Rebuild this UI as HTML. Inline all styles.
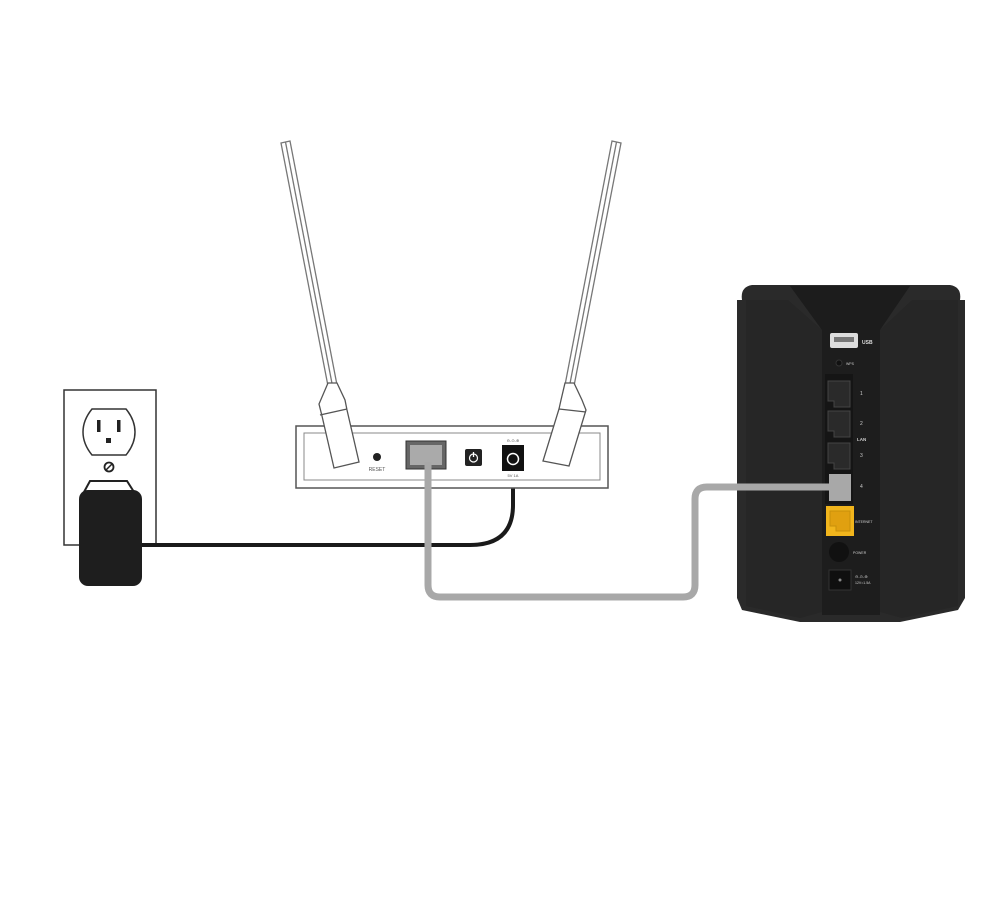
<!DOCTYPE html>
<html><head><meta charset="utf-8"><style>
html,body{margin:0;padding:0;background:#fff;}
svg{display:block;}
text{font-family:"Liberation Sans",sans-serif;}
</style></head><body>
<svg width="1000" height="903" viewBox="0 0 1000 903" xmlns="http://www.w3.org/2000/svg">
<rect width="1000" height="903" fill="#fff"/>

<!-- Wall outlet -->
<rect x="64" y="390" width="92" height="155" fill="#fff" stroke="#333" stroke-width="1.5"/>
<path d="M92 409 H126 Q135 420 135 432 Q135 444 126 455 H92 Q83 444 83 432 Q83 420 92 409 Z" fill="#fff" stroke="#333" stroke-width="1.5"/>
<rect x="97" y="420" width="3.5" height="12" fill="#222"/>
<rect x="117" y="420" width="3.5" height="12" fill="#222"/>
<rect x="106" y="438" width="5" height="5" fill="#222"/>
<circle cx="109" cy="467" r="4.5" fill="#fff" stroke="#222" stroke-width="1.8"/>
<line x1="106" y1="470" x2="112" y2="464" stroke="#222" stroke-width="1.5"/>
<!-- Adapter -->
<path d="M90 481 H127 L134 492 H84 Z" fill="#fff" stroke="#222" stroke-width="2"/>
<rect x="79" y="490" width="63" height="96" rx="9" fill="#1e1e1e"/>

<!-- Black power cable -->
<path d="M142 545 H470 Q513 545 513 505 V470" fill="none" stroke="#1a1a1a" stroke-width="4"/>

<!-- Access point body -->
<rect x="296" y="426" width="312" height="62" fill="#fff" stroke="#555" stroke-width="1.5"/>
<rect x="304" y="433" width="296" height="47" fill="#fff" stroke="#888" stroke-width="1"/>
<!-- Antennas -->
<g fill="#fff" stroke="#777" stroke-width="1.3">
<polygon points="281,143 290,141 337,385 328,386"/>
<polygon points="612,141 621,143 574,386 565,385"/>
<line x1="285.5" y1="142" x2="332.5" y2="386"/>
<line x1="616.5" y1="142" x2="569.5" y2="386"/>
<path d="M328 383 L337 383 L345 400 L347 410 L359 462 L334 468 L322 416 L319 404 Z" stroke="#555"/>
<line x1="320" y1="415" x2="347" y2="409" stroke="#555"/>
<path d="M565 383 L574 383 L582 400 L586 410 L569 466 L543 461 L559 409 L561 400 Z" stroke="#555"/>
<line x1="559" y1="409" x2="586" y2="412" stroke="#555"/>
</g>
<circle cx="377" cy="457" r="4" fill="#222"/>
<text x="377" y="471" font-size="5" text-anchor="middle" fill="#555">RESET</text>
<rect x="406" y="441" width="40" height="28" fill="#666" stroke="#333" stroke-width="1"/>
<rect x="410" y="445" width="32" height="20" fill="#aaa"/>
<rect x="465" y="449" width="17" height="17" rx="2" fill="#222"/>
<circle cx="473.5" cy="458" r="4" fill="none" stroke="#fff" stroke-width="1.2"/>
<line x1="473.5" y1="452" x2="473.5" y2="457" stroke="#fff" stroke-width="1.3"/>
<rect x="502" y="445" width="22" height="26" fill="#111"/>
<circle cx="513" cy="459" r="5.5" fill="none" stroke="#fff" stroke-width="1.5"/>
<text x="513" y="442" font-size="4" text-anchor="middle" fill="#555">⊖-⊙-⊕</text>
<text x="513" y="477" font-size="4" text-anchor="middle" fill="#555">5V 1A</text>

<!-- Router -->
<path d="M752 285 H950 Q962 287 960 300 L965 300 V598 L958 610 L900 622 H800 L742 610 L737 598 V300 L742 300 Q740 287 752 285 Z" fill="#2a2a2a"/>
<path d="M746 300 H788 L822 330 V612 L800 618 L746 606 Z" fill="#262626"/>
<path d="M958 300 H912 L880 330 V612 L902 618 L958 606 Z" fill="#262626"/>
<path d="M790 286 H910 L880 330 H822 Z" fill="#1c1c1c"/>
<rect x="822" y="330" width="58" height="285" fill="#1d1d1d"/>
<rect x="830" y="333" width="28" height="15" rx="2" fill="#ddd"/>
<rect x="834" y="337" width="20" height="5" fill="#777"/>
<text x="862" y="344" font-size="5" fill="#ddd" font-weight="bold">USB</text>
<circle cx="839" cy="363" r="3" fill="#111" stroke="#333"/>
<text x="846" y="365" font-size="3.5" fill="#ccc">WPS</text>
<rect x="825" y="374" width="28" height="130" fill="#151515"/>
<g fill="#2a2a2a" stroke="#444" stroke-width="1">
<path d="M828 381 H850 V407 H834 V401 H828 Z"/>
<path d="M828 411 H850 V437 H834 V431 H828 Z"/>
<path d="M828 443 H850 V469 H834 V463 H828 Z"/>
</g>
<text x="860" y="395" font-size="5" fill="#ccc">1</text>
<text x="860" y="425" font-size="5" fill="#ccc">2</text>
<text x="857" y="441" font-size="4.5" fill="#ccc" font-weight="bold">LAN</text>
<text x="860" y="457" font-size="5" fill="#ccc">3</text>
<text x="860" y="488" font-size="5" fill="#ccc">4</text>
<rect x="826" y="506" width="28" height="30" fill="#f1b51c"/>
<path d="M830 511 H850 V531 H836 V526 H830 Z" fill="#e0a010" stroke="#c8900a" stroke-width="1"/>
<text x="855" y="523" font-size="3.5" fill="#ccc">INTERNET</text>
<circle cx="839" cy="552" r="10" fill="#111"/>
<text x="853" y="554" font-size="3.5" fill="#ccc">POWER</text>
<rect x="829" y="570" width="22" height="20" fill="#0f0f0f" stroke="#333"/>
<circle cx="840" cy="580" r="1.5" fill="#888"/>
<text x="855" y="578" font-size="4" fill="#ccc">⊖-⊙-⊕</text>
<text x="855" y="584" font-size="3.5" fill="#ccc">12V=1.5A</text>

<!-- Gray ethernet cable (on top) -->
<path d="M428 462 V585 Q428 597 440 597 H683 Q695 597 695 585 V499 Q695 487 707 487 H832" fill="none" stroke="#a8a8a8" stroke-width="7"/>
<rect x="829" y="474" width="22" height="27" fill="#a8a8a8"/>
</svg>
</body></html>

==

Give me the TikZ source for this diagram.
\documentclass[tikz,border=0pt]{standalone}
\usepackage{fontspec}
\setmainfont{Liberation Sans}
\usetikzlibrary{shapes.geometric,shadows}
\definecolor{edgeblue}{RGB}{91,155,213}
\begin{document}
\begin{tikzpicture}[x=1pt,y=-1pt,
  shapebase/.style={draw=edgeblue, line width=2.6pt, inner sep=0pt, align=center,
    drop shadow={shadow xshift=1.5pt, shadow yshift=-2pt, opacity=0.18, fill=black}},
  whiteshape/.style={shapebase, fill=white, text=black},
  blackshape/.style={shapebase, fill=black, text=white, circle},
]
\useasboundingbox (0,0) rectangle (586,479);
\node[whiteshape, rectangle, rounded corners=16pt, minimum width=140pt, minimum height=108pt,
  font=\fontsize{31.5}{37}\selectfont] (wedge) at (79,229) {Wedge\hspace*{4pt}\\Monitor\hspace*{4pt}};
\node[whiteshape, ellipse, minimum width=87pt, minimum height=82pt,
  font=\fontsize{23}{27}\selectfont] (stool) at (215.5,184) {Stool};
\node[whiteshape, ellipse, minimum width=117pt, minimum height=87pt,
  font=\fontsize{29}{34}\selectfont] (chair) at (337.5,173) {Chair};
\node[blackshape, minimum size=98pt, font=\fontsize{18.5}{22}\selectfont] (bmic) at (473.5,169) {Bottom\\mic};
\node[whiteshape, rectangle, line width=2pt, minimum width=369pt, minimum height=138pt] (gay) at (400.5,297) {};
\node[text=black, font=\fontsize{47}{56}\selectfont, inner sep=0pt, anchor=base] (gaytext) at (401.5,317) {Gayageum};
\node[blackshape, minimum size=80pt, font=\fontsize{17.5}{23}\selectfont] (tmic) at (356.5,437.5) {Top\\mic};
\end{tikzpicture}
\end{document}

---

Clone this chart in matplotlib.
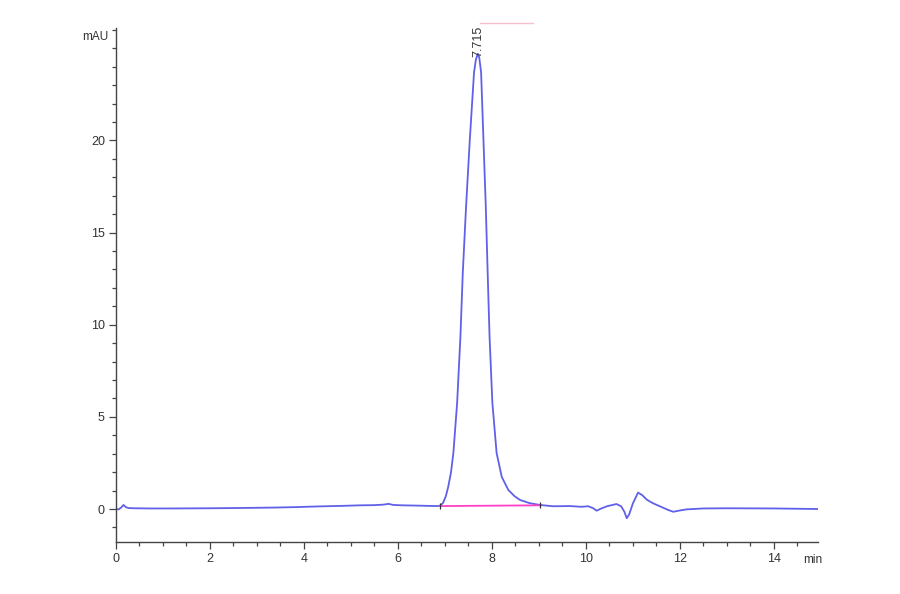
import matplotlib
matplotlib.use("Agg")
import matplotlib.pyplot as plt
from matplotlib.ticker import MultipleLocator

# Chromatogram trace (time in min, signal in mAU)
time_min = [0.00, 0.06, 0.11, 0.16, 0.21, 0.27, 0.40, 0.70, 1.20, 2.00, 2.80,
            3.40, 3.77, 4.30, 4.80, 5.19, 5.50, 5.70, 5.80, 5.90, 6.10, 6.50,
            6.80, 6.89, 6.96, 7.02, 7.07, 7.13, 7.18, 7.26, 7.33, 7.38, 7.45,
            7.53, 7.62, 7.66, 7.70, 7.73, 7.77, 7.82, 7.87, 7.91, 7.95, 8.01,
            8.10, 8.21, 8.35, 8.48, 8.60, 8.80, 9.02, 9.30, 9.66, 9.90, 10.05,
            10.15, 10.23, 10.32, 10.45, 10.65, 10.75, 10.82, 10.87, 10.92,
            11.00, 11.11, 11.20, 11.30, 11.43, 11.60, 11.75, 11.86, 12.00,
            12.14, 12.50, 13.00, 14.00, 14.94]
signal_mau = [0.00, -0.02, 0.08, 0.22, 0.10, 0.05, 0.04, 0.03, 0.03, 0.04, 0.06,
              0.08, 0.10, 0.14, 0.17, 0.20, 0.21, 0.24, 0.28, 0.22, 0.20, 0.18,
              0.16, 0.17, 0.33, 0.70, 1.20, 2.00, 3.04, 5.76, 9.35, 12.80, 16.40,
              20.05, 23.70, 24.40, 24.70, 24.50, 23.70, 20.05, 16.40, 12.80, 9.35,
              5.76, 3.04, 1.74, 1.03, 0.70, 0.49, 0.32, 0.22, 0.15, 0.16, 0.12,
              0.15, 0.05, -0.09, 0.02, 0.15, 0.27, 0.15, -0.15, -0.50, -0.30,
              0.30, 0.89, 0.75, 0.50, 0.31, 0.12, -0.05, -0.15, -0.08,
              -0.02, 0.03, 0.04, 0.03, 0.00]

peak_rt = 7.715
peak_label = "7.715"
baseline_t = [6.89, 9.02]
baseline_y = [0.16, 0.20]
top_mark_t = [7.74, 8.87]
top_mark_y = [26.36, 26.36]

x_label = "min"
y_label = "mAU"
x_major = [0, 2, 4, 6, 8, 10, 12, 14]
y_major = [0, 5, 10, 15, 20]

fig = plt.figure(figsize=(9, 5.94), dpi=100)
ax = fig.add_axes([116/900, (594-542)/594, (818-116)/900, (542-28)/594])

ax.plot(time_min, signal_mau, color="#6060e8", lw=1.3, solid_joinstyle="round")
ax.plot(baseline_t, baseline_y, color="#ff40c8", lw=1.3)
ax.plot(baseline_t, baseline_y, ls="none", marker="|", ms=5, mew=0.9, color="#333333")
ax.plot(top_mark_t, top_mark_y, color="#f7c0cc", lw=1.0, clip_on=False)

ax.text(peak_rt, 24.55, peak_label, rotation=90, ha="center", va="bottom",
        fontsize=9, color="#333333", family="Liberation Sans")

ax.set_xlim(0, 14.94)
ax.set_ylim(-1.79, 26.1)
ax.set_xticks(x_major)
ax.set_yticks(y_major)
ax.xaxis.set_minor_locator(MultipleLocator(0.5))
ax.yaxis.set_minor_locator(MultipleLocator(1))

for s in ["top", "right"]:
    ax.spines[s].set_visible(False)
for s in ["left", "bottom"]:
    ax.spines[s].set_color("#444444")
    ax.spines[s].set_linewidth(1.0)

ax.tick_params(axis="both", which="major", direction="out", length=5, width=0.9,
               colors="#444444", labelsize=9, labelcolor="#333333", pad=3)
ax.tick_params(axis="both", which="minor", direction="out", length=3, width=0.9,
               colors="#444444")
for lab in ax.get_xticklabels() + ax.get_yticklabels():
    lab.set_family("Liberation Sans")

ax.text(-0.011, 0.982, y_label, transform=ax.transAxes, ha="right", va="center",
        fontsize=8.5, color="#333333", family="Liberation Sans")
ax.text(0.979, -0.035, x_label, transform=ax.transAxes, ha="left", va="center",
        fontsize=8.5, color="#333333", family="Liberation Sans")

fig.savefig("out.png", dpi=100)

TASK BRIEF: From the records above, transcribe exactly the lines starting at the one containing "Rebuild this UI as HTML. Inline all styles." and ending at the one containing "545 H470 Q513". Skip the pictures.

FINISHED EXERCISE:
Rebuild this UI as HTML. Inline all styles.
<!DOCTYPE html>
<html><head><meta charset="utf-8"><style>
html,body{margin:0;padding:0;background:#fff;}
svg{display:block;}
text{font-family:"Liberation Sans",sans-serif;}
</style></head><body>
<svg width="1000" height="903" viewBox="0 0 1000 903" xmlns="http://www.w3.org/2000/svg">
<rect width="1000" height="903" fill="#fff"/>

<!-- Wall outlet -->
<rect x="64" y="390" width="92" height="155" fill="#fff" stroke="#333" stroke-width="1.5"/>
<path d="M92 409 H126 Q135 420 135 432 Q135 444 126 455 H92 Q83 444 83 432 Q83 420 92 409 Z" fill="#fff" stroke="#333" stroke-width="1.5"/>
<rect x="97" y="420" width="3.5" height="12" fill="#222"/>
<rect x="117" y="420" width="3.5" height="12" fill="#222"/>
<rect x="106" y="438" width="5" height="5" fill="#222"/>
<circle cx="109" cy="467" r="4.5" fill="#fff" stroke="#222" stroke-width="1.8"/>
<line x1="106" y1="470" x2="112" y2="464" stroke="#222" stroke-width="1.5"/>
<!-- Adapter -->
<path d="M90 481 H127 L134 492 H84 Z" fill="#fff" stroke="#222" stroke-width="2"/>
<rect x="79" y="490" width="63" height="96" rx="9" fill="#1e1e1e"/>

<!-- Black power cable -->
<path d="M142 545 H470 Q513 545 513 505 V470" fill="none" stroke="#1a1a1a" stroke-width="4"/>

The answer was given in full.